Es muss berücksichtigen, dass die Strukturen geschützt werden, in denen Menschen ihren Lebensunterhalt mit Landwirtschaft verdienen und sich und ihre Familien versorgen. Das ist nicht nur in Indien so. Ich konnte hier in Deutschland sehen, dass Kleinbauern ähnliche Probleme haben, wenn Märkte liberalisiert werden und es keine Regulierungen gibt. Menschenrechte müssen über Handelsrechten stehen. Wir sind nicht gegen Handel, aber die sozialen Auswirkungen müssen ausreichend bedacht werden.

Wie glauben Sie, noch Einfluss nehmen zu können?
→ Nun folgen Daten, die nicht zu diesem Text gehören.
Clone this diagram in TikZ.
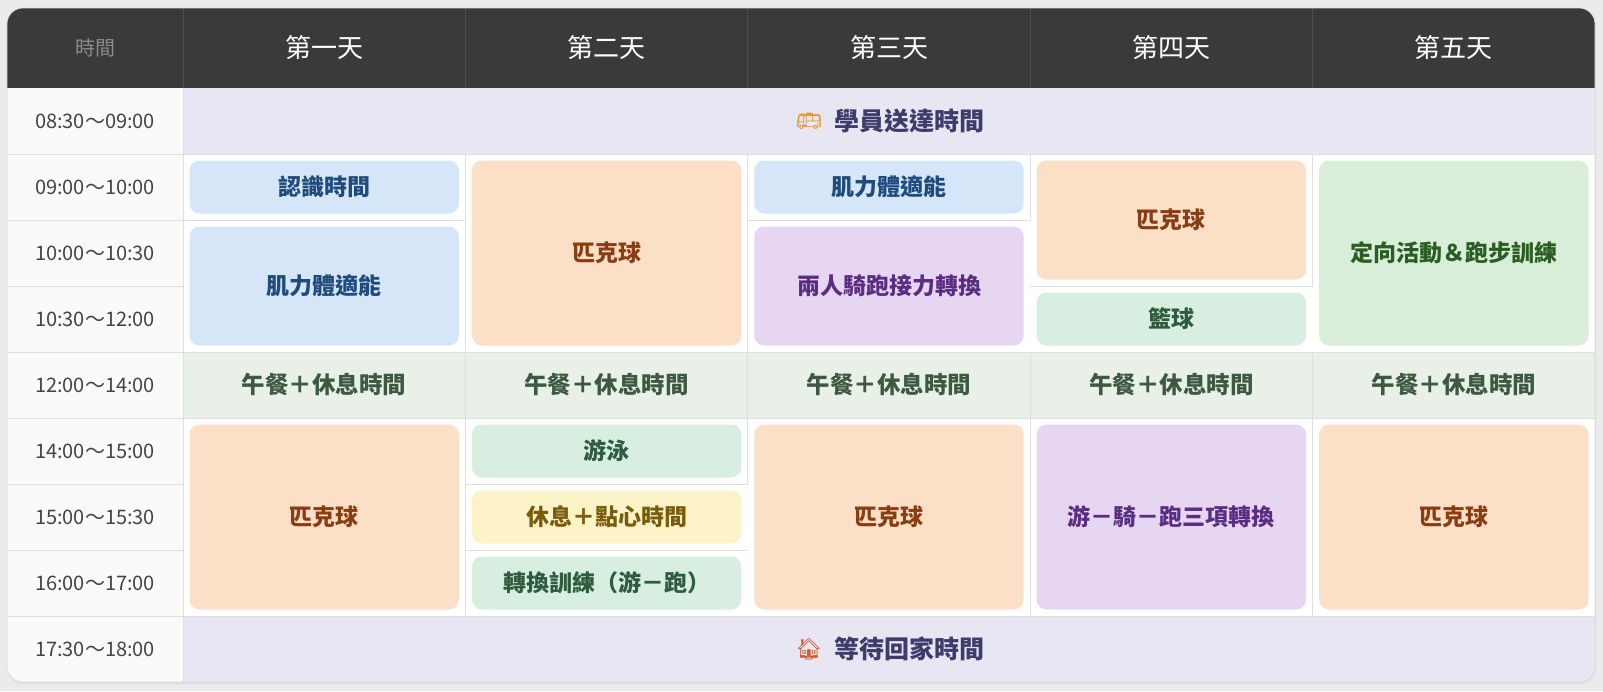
\documentclass[tikz,border=0pt]{standalone}
\usepackage{fontspec}
\setmainfont{Noto Sans CJK TC}
\newfontfamily\emojifont{Noto Emoji}
\usepackage{tikz}
\usetikzlibrary{positioning}
\usepackage{xcolor}

\definecolor{pagegray}{HTML}{EBEBEB}
\definecolor{shadowgray}{HTML}{DFDFDF}
\definecolor{cardedge}{HTML}{DCDCDC}
\definecolor{headdark}{HTML}{3A3A3A}
\definecolor{headline}{HTML}{4E4E4E}
\definecolor{headgray}{HTML}{8C8C8C}
\definecolor{timebg}{HTML}{FAFAF8}
\definecolor{timegray}{HTML}{444444}
\definecolor{gridgray}{HTML}{DFDFDF}
\definecolor{busfill}{HTML}{E8E6F2}
\definecolor{bustext}{HTML}{3C3D6C}
\definecolor{busicon}{HTML}{E39A2C}
\definecolor{houseicon}{HTML}{D65A2E}
\definecolor{lunchfill}{HTML}{E9F0E8}
\definecolor{lunchtext}{HTML}{3D5A40}
\definecolor{fitfill}{HTML}{D4E6F8}
\definecolor{fittext}{HTML}{1F4C7C}
\definecolor{pickfill}{HTML}{FBDFC7}
\definecolor{picktext}{HTML}{8A3C12}
\definecolor{relayfill}{HTML}{E7D6F2}
\definecolor{relaytext}{HTML}{5A2D82}
\definecolor{swimfill}{HTML}{D7EEE0}
\definecolor{swimtext}{HTML}{2F5C3F}
\definecolor{snackfill}{HTML}{FDF3C9}
\definecolor{snacktext}{HTML}{7A5C0C}
\definecolor{runfill}{HTML}{D9EED8}
\definecolor{runtext}{HTML}{2A5E22}

\begin{document}
\begin{tikzpicture}[x=1pt,y=-1pt,
    gridline/.style={draw=gridgray, line width=1pt},
    headsep/.style={draw=headline, line width=1pt},
    headcell/.style={text=white, font=\fontsize{26}{31}\selectfont},
    timecell/.style={text=timegray, font=\fontsize{20}{24}\selectfont},
    bannertext/.style={text=bustext, font=\fontsize{25}{29}\selectfont\bfseries},
    emojitext/.style={inner sep=0pt, font=\fontsize{21}{25}\selectfont\emojifont},
    lunchcell/.style={text=lunchtext, font=\fontsize{23.5}{28}\selectfont\bfseries},
    actbox/.style={rounded corners=10pt, inner sep=0pt, minimum width=269.4pt,
        font=\fontsize{23}{27}\selectfont\bfseries},
    onerow/.style={minimum height=53pt},
    tworow/.style={minimum height=119pt},
    threerow/.style={minimum height=185pt},
    fitbox/.style={actbox, fill=fitfill, text=fittext},
    pickbox/.style={actbox, fill=pickfill, text=picktext},
    relaybox/.style={actbox, fill=relayfill, text=relaytext},
    swimbox/.style={actbox, fill=swimfill, text=swimtext},
    snackbox/.style={actbox, fill=snackfill, text=snacktext},
    runbox/.style={actbox, fill=runfill, text=runtext}]

% Page and card
\fill[pagegray] (0,0) rectangle (1603,691);
\useasboundingbox (0,0) rectangle (1603,691);
\fill[shadowgray, rounded corners=16pt] (7,9.5) rectangle (1596,684);
\begin{scope}
\clip[rounded corners=16pt] (7,8) rectangle (1595,682);
\fill[white] (7,8) rectangle (1595,682);
\fill[headdark] (7,8) rectangle (1595,88);
\fill[timebg] (7,88) rectangle (183,682);
\fill[busfill] (183,88) rectangle (1595,154);
\fill[busfill] (183,616) rectangle (1595,682);
\fill[lunchfill] (183,352) rectangle (1595,418);
\end{scope}

% Header dividers
\draw[headsep] (183,8) -- (183,88);
\draw[headsep] (465.4,8) -- (465.4,88);
\draw[headsep] (747.8,8) -- (747.8,88);
\draw[headsep] (1030.2,8) -- (1030.2,88);
\draw[headsep] (1312.6,8) -- (1312.6,88);

% Grid lines
\draw[gridline] (183,88) -- (183,682);
\draw[gridline] (7,154) -- (1595,154);
\draw[gridline] (7,220) -- (465.4,220);
\draw[gridline] (747.8,220) -- (1030.2,220);
\draw[gridline] (7,286) -- (183,286);
\draw[gridline] (1030.2,286) -- (1312.6,286);
\draw[gridline] (7,352) -- (1595,352);
\draw[gridline] (7,418) -- (1595,418);
\draw[gridline] (7,484) -- (183,484);
\draw[gridline] (465.4,484) -- (747.8,484);
\draw[gridline] (7,550) -- (183,550);
\draw[gridline] (465.4,550) -- (747.8,550);
\draw[gridline] (7,616) -- (1595,616);
\draw[gridline] (465.4,154) -- (465.4,616);
\draw[gridline] (747.8,154) -- (747.8,484);
\draw[gridline] (1030.2,154) -- (1030.2,220);
\draw[gridline] (1030.2,352) -- (1030.2,616);
\draw[gridline] (1312.6,154) -- (1312.6,286);
\draw[gridline] (1312.6,352) -- (1312.6,616);
\draw[draw=cardedge, line width=0.6pt, rounded corners=16pt] (7,8) rectangle (1595,682);

% Header row
\node[text=headgray, font=\fontsize{20}{24}\selectfont] (htime) at (95,48) {時間};
\node[headcell] (day1) at (324.2,48) {第一天};
\node[headcell] (day2) at (606.6,48) {第二天};
\node[headcell] (day3) at (889,48) {第三天};
\node[headcell] (day4) at (1171.4,48) {第四天};
\node[headcell] (day5) at (1453.8,48) {第五天};

% Time column
\node[timecell] (t0830) at (95,121) {08:30～09:00};
\node[timecell] (t0900) at (95,187) {09:00～10:00};
\node[timecell] (t1000) at (95,253) {10:00～10:30};
\node[timecell] (t1030) at (95,319) {10:30～12:00};
\node[timecell] (t1200) at (95,385) {12:00～14:00};
\node[timecell] (t1400) at (95,451) {14:00～15:00};
\node[timecell] (t1500) at (95,517) {15:00～15:30};
\node[timecell] (t1600) at (95,583) {16:00～17:00};
\node[timecell] (t1730) at (95,649) {17:30～18:00};

% Arrival and pick-up rows
\node[bannertext] (arrive) at (909,121) {學員送達時間};
\node[emojitext, text=busicon, left=8pt of arrive] (bus) {🚌};
\node[bannertext] (leave) at (909,649) {等待回家時間};
\node[emojitext, text=houseicon, left=8pt of leave] (house) {🏠};

% Morning
\node[fitbox, onerow] (d1meet) at (324.2,187) {認識時間};
\node[fitbox, tworow] (d1fit) at (324.2,286) {肌力體適能};
\node[pickbox, threerow] (d2pick) at (606.6,253) {匹克球};
\node[fitbox, onerow] (d3fit) at (889,187) {肌力體適能};
\node[relaybox, tworow] (d3relay) at (889,286) {兩人騎跑接力轉換};
\node[pickbox, tworow] (d4pick) at (1171.4,220) {匹克球};
\node[swimbox, onerow] (d4ball) at (1171.4,319) {籃球};
\node[runbox, threerow] (d5run) at (1453.8,253) {定向活動＆跑步訓練};

% Lunch
\node[lunchcell] (d1lunch) at (324.2,385) {午餐＋休息時間};
\node[lunchcell] (d2lunch) at (606.6,385) {午餐＋休息時間};
\node[lunchcell] (d3lunch) at (889,385) {午餐＋休息時間};
\node[lunchcell] (d4lunch) at (1171.4,385) {午餐＋休息時間};
\node[lunchcell] (d5lunch) at (1453.8,385) {午餐＋休息時間};

% Afternoon
\node[pickbox, threerow] (d1pickpm) at (324.2,517) {匹克球};
\node[swimbox, onerow] (d2swim) at (606.6,451) {游泳};
\node[snackbox, onerow] (d2snack) at (606.6,517) {休息＋點心時間};
\node[swimbox, onerow] (d2trans) at (606.6,583) {轉換訓練（游－跑）};
\node[pickbox, threerow] (d3pickpm) at (889,517) {匹克球};
\node[relaybox, threerow] (d4tri) at (1171.4,517) {游－騎－跑三項轉換};
\node[pickbox, threerow] (d5pickpm) at (1453.8,517) {匹克球};

\end{tikzpicture}
\end{document}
Für uns geht es einerseits darum, die Betroffenen aufzuklären und zu unterstützen, ihre Ansprüche geltend zu machen. Andererseits wollen wir erreichen, dass Politiker in Europa die Situation in Indien verstehen. Ich hoffe, die deutsche Landwirtschaftsministerin Ilse Aigner wird Mitte November bei ihrem Besuch in Indien mehr sehen als die Vorzeigeprojekte. Noch immer sind die meisten Menschen in Indien arm und haben Probleme, ihren Lebensunterhalt zu sichern. Das wollen wir den europäischen Politikern zeigen, damit sie verstehen, was ein Freihandelsabkommen anrichten kann. Organisationen wie Misereor und Germanwatch helfen uns dabei. Für uns ist die Unterstützung durch Organisationen aus Europa sehr wichtig. In Indien haben wir kaum Einfluss auf die Leute, die die Verhandlungen führen.